Where to eat in Uruguay, according to a chef.
Caitlin Freeman, the pastry chef of San Francisco’s Blue Bottle Coffee, and her husband James Freeman, the CEO of Blue Bottle Coffee recently made their first trip to South America. Here, Caitlin shares highlights from their first stop: Uruguay.
“José Ignacio is a tiny village on the Southern coast of Uruguay. Almost inconceivably, it has become the go-to Christmas vacation spot for the insanely beautiful and famous. We heard tales of the six weeks from late December to mid-January being a gridlock of Porsches and Ferraris, everyone vying for parking in a very barely paved little town that has a year-round population of about 50. We were there in early November, still a few weeks from the “high season,” but close enough that you could really see why the richest of the rich choose to spend their holidays in this tiny town. The weather was gorgeous, the beaches pristine, and the sky the biggest and most vivid blue I have ever seen. We, however, were there to eat meat—a lot of meat.”

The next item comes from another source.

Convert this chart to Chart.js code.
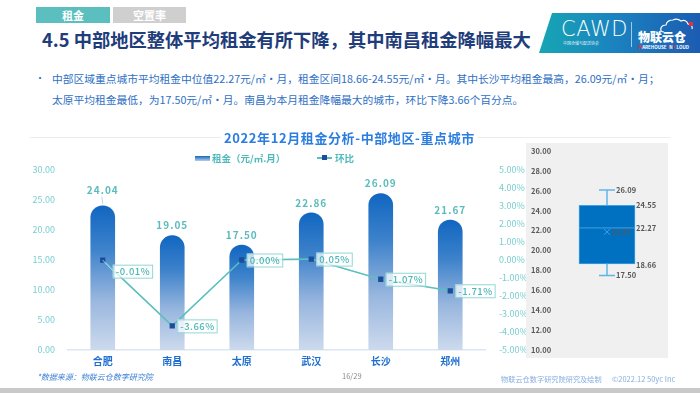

“Walking into La Olada was like walking into the Twilight Zone. The space was lit only by candles, the glowing fire in the kitchen, and the fire ablaze in the stove in the dining area. It took us a few minutes to piece together why the room felt so familiar: walls created by stacks of wood for the fireplaces, taps coming out of the wall, garden hose-style, positioned over a rock bowl as a sink, and rustic, beautiful food cooked in a wood oven. It looked to be the primitive and authentic template for the polished and gorgeous new Brooklyn restaurant, Isa. Our appetizer was my favorite part of the meal: a large fleshy pumpkin sliced in half and baked in the fire until tender. Topped with herbs and some fresh soft cow’s milk cheese, it was perfect for the chilly evening.” Ruta 10, Km. 1815, José Iganacio, 59/(8)9933 7908.

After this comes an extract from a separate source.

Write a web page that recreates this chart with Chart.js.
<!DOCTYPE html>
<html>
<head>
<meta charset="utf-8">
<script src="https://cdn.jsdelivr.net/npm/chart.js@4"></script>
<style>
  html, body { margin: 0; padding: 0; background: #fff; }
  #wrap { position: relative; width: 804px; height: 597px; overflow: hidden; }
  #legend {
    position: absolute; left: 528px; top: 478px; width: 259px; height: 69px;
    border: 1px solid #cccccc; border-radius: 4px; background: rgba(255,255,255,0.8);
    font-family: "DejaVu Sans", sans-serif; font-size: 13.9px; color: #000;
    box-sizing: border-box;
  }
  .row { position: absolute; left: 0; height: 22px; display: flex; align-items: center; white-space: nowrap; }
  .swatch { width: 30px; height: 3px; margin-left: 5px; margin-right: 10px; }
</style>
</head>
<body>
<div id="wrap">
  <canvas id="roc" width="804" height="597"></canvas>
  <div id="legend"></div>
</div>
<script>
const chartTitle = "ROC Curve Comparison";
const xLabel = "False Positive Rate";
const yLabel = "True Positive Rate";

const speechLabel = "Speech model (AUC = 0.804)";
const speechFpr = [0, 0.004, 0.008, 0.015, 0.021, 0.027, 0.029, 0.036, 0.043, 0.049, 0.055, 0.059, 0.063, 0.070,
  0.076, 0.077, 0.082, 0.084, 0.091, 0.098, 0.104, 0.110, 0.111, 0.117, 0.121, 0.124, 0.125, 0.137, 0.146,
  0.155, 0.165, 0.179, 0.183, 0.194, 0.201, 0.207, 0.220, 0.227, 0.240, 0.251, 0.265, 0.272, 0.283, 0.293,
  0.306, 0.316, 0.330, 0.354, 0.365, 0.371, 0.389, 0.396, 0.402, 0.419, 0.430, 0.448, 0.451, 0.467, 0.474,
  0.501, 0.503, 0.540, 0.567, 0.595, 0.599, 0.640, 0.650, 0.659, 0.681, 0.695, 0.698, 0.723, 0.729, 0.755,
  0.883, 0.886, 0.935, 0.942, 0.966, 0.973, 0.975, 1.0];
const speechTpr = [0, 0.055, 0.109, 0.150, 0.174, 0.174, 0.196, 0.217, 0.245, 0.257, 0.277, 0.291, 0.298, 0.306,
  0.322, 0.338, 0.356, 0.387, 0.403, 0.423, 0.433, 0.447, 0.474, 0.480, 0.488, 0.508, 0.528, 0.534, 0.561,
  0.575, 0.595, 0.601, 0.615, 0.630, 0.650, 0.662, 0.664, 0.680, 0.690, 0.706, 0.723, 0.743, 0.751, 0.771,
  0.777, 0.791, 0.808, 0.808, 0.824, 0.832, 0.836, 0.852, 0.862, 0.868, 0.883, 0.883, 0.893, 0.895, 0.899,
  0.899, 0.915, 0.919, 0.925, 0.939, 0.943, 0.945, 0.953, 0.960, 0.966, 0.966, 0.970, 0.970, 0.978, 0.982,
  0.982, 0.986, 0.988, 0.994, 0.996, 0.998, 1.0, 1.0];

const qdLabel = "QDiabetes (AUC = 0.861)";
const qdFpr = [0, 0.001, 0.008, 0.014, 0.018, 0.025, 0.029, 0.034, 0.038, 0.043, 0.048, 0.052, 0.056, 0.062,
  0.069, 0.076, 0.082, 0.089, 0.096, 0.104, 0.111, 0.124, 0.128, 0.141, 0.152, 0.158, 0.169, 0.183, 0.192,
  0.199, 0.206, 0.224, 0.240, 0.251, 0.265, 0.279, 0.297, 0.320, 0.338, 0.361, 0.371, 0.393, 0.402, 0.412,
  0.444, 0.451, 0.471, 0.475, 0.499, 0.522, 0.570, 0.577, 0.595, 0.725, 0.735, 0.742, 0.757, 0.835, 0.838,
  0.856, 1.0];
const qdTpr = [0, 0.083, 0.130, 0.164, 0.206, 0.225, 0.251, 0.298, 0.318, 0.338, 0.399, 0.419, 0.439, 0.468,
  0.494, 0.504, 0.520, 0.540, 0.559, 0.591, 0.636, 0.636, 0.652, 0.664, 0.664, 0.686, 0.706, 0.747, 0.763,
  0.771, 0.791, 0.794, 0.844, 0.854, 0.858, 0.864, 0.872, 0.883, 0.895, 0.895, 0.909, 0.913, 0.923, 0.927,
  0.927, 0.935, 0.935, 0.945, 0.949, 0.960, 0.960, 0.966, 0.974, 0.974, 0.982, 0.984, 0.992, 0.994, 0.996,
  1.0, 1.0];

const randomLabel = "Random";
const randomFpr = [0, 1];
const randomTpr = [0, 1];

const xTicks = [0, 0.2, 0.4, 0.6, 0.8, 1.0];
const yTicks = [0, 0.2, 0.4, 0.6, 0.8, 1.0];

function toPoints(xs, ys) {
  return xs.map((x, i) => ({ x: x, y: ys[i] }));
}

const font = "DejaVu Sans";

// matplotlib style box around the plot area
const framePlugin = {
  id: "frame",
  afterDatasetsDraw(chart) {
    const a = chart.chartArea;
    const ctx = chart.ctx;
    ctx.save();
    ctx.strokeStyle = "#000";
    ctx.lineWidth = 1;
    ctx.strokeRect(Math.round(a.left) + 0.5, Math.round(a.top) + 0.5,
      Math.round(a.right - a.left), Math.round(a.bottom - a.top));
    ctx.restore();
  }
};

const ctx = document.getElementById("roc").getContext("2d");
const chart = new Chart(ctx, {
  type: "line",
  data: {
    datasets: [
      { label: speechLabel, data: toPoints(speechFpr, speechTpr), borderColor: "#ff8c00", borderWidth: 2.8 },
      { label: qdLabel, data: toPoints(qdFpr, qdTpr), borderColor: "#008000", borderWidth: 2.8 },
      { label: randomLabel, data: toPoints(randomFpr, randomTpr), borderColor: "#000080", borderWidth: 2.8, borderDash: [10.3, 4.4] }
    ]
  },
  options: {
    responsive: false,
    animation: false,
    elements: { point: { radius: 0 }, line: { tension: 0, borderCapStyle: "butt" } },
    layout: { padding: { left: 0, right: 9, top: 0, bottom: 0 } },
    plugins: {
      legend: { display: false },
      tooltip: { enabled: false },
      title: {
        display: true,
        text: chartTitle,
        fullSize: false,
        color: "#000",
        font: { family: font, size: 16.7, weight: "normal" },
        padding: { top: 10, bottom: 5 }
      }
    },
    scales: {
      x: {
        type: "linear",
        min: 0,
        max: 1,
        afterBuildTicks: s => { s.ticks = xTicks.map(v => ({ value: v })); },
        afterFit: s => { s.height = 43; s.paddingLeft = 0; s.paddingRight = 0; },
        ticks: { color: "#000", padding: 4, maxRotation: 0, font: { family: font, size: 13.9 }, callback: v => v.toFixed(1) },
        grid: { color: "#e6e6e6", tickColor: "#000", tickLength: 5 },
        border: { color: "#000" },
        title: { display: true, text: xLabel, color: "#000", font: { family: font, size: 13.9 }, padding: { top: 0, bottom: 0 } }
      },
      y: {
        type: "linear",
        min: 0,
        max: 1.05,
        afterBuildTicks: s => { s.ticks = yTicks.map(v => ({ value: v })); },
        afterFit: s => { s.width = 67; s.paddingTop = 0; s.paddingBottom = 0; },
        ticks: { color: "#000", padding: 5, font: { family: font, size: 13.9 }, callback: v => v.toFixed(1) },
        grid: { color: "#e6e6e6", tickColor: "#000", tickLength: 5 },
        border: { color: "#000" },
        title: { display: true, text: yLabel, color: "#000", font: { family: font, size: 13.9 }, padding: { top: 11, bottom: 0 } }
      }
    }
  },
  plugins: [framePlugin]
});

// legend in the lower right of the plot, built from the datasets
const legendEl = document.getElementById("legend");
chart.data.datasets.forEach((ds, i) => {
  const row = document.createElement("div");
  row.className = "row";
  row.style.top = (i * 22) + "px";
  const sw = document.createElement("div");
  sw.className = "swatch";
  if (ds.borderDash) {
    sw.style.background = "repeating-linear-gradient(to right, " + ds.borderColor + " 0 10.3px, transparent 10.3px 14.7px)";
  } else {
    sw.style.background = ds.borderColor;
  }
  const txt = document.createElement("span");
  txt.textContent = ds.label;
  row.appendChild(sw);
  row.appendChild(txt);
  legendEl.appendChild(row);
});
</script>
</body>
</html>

“A few years ago, we built a clay oven in our backyard in San Francisco. During the summer months, we usually fire up the oven a few times a month. Seven Fires, Francis Mallmann’s book about cooking with fire, has been our guide to learning how to cook in our oven. So, imagine our delight when we learned that as part of the Punta del Este Food & Wine Festival, Francis Mallmann would be bringing all seven fires to life in his “planned community,” Pueblo Garzón, just 20 miles from our home base in Jose Ignacio. A few years back Mallmann, a famouse Argentine chef, opened a restaurant and hotel in this sleepy village. Now his wood-fired cooking have made it a destination for foodies. We magically found last-minute tickets to the festival and on our second day of the trip, we attended two meat-tastic events in one day and got to watch lambs cooked el asador (above), as well as ribeye, chicken and salt-crusted fish cooked on the parrilla (grill).” Garzón, 59/(8) 410 2811, restaurantegarzon.com.
“When you hear about Uruguayan cuisine, you most often hear about meat cooked over fire. The feast of the seven fires was a great overview to the world of open-fire cooking, but to get the full, traditional experience, we headed to Estancia Belcampo, an idyllic farm located about 15 miles from the village of Garzón. An asado is both a style of cooking (meat over fire in many delicious ways) and a social event (roughly three courses stretched out over a few hours). Belcampo is an ambitious project encompassing a farm, restaurants, and lodge and market in and around the José Ignacio area. The event we attended was a preamble to the farm-restaurant opening next year, and a sneak peak of the asados that will be available to farm guests. I arrived at the stables in jeans, boots, and a gaucho hat that I was somehow convinced to wear. I was offered the traditional gaucho pants (bombachas), which offer lots of room in the “seat,” making for an extra comfortable ride but, I declined, feeling like hammer pants just weren’t my best look. Comfort wasn’t so much of an issue; the traditional saddles are swaddled in sheepskin and were about the most comfortable ride I’ve ever had. Three of the gauchos, who are responsible for wrangling the pasture-raised cattle daily, led us on a tour of the farm, showing us all of the newest olive orchards and wine grapes that had been planted for their olive oil and wine projects. It was breathtaking.
“After more than three hours we ambled upon a rocky little oasis smelling of wood smoke and meat. As we dismounted, we were handed plates of chorizo, sweetbreads and blood sausage, and frosty caipirinhas. The chorizo, especially, was incredible. Caramelized and sweet from the fire, I had to exercise all of my willpower to stop snacking. Candles and cooking fires led us down to the dining area, a huge square table to seat 12, where chef Santiago Garat Urioste would serve us three more courses. The first was a beef rib-eye and rump cap with chimichurri. The next course was a grilled leg of lamb with farm-grown vegetables. For dessert, we had dulce de leche with wine roasted fruit that had been harvested from the gardens. As the sun continued to set as we sat around the campfire I realized that I was on a total City Slickers-style adventure.”